▸ **Problem details**
Extract, exactly as written, each line from the start of the records below to the line containing "function pairs(xs, ys)", both ends included; drop the pictures.

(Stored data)
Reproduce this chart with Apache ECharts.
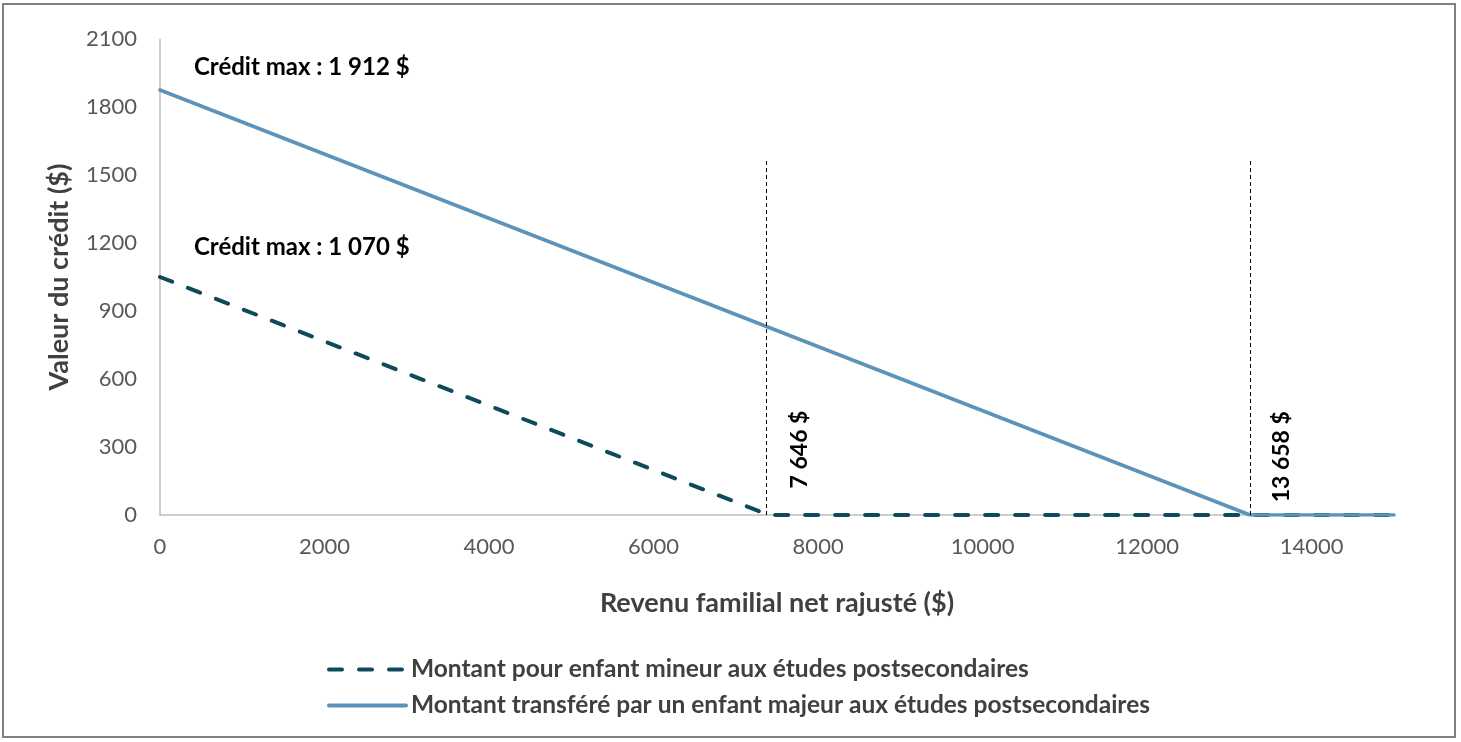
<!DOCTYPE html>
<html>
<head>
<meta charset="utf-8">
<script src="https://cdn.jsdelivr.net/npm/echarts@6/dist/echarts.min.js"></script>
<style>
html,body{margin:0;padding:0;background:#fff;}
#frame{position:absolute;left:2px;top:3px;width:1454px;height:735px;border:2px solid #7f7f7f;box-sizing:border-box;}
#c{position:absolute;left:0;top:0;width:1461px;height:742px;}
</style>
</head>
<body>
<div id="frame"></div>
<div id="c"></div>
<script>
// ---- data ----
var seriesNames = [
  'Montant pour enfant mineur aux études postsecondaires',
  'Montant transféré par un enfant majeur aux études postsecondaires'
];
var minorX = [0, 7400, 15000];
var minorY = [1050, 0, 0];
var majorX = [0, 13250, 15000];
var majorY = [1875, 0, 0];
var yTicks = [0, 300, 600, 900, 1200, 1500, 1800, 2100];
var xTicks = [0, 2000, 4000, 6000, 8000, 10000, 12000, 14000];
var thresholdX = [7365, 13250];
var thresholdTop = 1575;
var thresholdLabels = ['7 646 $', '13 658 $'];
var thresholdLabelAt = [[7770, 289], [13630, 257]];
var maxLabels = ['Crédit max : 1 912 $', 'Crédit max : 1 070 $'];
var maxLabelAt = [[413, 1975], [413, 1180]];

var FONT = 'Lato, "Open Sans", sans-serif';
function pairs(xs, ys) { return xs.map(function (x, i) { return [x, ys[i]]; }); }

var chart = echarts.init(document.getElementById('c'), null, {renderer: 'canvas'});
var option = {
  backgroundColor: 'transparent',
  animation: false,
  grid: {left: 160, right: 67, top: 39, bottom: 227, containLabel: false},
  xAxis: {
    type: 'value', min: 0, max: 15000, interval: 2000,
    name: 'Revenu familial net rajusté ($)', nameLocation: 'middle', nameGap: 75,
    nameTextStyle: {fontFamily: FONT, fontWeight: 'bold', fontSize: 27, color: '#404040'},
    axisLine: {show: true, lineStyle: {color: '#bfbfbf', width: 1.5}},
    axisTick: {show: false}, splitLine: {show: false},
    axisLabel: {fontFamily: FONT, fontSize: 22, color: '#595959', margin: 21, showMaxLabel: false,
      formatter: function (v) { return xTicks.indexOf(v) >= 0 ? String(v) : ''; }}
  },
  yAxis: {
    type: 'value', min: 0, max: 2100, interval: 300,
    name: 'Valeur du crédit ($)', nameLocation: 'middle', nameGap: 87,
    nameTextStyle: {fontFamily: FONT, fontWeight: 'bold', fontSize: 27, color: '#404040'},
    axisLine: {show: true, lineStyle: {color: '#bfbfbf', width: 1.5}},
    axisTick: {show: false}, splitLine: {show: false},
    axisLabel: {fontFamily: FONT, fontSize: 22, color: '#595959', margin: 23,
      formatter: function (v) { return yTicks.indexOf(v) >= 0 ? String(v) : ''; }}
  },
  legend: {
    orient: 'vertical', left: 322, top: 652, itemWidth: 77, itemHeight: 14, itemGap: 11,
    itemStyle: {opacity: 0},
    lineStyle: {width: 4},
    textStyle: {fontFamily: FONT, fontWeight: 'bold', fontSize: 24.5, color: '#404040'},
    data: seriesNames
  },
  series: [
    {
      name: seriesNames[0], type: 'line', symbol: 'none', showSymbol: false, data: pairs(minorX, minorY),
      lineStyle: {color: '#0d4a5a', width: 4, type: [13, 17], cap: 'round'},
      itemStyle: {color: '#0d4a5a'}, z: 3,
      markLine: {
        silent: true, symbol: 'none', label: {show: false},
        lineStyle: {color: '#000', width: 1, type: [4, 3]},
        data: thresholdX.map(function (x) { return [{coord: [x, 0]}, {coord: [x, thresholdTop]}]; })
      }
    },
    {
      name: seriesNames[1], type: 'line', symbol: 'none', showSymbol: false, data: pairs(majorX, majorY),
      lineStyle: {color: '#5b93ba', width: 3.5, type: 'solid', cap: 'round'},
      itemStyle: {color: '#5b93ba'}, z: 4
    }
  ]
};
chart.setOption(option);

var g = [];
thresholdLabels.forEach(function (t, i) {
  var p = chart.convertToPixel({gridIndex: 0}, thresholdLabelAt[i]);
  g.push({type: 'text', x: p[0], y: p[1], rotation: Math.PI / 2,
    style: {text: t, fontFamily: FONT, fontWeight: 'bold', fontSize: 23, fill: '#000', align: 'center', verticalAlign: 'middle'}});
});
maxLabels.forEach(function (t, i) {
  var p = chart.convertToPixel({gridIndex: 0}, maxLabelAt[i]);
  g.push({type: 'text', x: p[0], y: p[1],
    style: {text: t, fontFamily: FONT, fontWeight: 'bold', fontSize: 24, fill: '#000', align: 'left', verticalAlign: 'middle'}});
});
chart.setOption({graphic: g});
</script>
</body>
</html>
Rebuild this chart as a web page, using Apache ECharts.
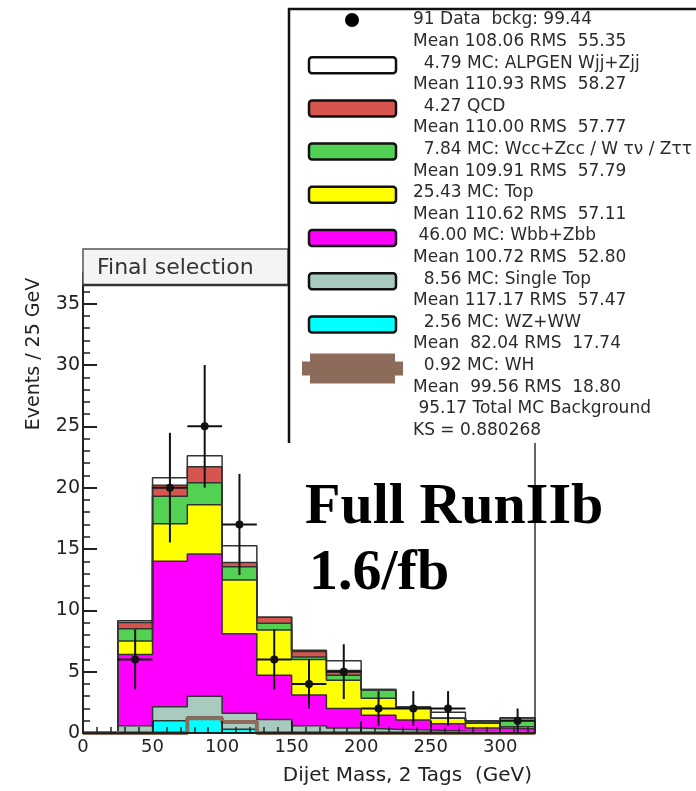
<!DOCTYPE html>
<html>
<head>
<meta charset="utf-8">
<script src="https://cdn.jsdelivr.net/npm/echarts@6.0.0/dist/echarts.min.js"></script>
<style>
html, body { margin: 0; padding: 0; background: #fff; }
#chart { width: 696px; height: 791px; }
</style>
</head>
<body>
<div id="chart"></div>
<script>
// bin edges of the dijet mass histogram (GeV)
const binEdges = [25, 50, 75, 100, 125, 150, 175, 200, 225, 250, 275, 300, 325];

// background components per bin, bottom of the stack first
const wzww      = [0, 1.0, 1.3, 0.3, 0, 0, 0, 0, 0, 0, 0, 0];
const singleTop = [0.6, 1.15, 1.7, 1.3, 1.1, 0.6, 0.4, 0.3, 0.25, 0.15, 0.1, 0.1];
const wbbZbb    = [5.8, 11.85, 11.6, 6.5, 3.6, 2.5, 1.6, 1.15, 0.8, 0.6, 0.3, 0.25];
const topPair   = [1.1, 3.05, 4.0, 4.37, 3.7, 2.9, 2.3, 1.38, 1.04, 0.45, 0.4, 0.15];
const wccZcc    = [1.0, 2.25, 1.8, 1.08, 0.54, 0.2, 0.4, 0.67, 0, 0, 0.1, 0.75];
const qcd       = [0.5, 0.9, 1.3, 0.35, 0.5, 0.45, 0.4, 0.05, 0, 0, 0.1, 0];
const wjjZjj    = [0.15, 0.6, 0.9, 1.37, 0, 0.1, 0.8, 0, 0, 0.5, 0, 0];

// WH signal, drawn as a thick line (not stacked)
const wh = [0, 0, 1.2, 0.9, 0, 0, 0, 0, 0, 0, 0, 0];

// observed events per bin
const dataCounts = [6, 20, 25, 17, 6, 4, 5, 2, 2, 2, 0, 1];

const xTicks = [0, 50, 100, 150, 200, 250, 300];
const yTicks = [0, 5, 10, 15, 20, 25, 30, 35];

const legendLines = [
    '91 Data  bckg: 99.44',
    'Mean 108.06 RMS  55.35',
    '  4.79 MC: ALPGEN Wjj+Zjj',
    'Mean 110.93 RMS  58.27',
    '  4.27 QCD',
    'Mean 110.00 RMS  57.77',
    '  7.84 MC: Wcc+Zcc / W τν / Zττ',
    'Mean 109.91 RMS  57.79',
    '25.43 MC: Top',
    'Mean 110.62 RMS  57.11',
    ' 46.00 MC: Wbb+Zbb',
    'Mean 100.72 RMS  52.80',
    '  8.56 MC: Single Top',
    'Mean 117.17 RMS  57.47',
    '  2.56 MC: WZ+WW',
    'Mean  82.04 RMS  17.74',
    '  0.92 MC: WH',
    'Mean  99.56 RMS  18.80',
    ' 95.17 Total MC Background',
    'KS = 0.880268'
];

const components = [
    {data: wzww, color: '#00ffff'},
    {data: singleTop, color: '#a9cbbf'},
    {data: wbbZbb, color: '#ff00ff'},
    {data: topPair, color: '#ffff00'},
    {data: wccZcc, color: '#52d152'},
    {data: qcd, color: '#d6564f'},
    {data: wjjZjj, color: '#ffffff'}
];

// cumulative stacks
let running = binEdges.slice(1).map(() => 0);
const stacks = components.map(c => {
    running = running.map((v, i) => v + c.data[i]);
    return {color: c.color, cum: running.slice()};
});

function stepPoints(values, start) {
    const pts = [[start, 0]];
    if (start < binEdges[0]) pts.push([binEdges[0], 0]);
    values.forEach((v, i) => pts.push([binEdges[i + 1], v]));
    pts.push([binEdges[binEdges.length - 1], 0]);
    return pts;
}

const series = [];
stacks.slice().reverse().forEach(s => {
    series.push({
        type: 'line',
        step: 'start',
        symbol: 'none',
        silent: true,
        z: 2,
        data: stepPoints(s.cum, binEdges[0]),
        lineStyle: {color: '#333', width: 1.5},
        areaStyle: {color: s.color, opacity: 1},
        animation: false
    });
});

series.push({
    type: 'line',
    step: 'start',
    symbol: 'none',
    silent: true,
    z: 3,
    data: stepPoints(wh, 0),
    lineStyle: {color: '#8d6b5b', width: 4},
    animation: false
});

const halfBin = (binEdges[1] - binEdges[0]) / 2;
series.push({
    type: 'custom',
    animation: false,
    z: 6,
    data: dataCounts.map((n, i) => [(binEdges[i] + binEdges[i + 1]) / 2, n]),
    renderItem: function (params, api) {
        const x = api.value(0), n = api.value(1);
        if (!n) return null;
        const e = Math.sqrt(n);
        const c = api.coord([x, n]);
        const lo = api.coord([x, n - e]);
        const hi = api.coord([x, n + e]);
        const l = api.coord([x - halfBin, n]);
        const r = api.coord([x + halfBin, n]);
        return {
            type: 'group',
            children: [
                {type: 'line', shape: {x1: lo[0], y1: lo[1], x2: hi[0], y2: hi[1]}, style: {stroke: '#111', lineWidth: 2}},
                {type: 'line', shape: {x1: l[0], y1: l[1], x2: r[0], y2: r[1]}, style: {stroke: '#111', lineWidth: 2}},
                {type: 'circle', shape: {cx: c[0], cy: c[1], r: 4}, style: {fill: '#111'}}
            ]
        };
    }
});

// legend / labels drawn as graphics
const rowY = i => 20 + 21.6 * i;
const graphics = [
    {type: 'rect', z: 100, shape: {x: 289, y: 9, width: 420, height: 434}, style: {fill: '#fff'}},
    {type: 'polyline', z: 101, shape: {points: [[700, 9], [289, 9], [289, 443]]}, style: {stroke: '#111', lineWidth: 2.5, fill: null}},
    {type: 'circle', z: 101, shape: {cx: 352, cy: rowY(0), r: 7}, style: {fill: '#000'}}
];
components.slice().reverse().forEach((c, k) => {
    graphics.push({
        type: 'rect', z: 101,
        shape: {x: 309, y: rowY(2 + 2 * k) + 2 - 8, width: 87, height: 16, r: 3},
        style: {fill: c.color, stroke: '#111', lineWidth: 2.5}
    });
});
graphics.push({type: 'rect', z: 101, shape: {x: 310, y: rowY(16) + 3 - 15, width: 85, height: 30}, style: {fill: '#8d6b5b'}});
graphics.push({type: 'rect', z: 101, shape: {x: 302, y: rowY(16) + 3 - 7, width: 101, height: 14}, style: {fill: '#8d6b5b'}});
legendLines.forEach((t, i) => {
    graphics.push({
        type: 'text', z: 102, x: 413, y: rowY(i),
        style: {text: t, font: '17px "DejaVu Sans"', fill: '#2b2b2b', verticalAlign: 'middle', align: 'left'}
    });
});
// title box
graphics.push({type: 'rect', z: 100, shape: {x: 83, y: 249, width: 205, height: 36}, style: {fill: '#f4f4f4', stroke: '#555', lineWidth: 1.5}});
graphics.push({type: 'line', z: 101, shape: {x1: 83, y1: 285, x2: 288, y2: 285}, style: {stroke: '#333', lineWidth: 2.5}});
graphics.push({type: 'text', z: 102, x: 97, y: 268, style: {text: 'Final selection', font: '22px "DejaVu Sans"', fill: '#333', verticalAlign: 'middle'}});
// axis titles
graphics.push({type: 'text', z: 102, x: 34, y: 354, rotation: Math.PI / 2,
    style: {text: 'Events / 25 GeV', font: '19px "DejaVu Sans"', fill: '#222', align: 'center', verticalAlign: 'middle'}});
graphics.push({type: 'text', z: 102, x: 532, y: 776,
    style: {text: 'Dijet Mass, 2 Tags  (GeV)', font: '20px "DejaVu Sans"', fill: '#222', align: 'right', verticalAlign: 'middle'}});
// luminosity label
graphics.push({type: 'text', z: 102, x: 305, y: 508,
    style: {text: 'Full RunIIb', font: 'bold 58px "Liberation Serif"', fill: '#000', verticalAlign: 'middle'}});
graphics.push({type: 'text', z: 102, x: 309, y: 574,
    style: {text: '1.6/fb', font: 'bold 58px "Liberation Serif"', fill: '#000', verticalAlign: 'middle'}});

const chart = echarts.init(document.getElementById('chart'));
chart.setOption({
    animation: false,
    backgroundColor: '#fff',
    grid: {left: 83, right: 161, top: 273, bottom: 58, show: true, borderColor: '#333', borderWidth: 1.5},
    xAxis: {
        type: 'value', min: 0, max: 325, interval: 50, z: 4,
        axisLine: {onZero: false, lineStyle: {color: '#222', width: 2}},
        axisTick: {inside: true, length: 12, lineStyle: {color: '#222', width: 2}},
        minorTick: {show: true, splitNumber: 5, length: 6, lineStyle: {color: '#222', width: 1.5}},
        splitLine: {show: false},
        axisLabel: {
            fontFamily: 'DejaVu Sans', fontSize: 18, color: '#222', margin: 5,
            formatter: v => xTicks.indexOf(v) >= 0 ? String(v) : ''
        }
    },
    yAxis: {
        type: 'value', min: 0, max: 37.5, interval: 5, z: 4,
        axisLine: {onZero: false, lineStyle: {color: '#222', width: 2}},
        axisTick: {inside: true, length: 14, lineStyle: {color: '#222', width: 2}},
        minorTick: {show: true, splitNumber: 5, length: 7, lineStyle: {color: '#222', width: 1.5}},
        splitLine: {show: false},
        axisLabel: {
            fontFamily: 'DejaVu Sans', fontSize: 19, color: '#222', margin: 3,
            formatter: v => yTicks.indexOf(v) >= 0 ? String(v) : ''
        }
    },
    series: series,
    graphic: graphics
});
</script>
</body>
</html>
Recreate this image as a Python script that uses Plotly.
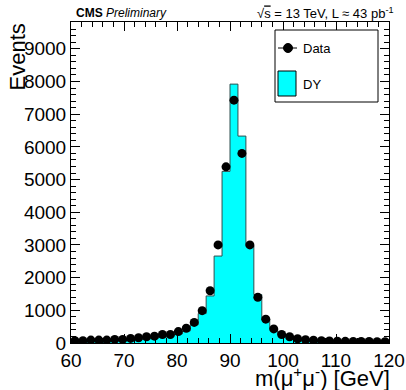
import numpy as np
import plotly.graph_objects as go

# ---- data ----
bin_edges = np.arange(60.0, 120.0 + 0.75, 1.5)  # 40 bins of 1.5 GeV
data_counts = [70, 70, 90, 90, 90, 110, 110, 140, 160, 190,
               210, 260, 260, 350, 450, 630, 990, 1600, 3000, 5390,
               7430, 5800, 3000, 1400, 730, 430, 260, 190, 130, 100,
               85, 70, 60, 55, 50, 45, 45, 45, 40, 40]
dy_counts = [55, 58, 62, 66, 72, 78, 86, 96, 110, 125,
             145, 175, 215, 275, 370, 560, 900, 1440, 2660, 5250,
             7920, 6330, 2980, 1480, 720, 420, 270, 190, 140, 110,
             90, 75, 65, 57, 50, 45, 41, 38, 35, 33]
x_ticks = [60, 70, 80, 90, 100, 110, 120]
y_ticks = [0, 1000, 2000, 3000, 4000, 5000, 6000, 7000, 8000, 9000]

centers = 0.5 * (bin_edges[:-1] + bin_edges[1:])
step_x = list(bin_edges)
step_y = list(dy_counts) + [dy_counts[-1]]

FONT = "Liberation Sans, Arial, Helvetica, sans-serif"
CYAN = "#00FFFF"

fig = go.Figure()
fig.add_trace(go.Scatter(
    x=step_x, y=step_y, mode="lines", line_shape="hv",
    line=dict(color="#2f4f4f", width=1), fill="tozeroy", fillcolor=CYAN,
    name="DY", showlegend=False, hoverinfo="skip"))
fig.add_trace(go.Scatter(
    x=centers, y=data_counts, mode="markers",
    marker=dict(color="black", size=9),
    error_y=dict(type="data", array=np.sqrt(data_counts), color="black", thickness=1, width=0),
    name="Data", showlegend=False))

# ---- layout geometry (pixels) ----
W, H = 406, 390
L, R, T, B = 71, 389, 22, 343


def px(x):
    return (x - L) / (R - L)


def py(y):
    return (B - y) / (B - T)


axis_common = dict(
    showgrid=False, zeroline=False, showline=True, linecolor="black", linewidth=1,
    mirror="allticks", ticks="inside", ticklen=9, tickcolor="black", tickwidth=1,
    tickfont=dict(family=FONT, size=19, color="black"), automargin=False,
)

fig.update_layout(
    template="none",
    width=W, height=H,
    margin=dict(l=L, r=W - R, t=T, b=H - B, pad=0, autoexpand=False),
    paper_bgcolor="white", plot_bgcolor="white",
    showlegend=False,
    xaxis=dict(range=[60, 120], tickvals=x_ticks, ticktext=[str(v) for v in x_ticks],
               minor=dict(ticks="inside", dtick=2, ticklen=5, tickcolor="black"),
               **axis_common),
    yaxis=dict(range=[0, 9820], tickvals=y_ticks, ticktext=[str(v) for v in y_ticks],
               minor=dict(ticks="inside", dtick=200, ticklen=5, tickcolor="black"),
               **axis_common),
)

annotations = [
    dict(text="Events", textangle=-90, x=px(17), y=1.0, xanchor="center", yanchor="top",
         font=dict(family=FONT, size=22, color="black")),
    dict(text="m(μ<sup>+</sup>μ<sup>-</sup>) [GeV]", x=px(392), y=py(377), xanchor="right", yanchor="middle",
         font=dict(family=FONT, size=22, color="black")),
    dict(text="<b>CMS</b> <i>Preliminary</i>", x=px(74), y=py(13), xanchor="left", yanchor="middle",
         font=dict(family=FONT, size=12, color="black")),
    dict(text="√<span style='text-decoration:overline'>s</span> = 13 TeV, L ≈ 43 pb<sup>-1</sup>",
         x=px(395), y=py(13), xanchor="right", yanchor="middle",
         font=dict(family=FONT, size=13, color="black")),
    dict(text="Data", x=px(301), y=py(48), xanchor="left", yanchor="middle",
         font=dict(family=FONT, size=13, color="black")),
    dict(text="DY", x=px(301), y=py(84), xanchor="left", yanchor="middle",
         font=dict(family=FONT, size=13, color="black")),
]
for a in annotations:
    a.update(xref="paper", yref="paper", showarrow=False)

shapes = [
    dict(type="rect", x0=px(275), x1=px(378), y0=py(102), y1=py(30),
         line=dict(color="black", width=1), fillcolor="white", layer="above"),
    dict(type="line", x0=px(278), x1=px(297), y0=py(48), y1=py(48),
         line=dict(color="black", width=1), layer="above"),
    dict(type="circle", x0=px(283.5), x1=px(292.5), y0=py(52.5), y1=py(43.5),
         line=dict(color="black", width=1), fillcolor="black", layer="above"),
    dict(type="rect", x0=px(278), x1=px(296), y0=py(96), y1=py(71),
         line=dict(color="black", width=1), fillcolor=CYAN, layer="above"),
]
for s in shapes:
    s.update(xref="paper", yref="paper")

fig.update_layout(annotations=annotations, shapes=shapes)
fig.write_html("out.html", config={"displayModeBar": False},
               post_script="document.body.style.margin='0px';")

▸ **Task solution**
Reproduce this chart with Apache ECharts.
<!DOCTYPE html>
<html>
<head>
<meta charset="utf-8">
<script src="https://cdn.jsdelivr.net/npm/echarts@6/dist/echarts.min.js"></script>
<style>
html,body{margin:0;padding:0;background:#fff;}
#frame{position:absolute;left:2px;top:3px;width:1454px;height:735px;border:2px solid #7f7f7f;box-sizing:border-box;}
#c{position:absolute;left:0;top:0;width:1461px;height:742px;}
</style>
</head>
<body>
<div id="frame"></div>
<div id="c"></div>
<script>
// ---- data ----
var seriesNames = [
  'Montant pour enfant mineur aux études postsecondaires',
  'Montant transféré par un enfant majeur aux études postsecondaires'
];
var minorX = [0, 7400, 15000];
var minorY = [1050, 0, 0];
var majorX = [0, 13250, 15000];
var majorY = [1875, 0, 0];
var yTicks = [0, 300, 600, 900, 1200, 1500, 1800, 2100];
var xTicks = [0, 2000, 4000, 6000, 8000, 10000, 12000, 14000];
var thresholdX = [7365, 13250];
var thresholdTop = 1575;
var thresholdLabels = ['7 646 $', '13 658 $'];
var thresholdLabelAt = [[7770, 289], [13630, 257]];
var maxLabels = ['Crédit max : 1 912 $', 'Crédit max : 1 070 $'];
var maxLabelAt = [[413, 1975], [413, 1180]];

var FONT = 'Lato, "Open Sans", sans-serif';
function pairs(xs, ys) { return xs.map(function (x, i) { return [x, ys[i]]; }); }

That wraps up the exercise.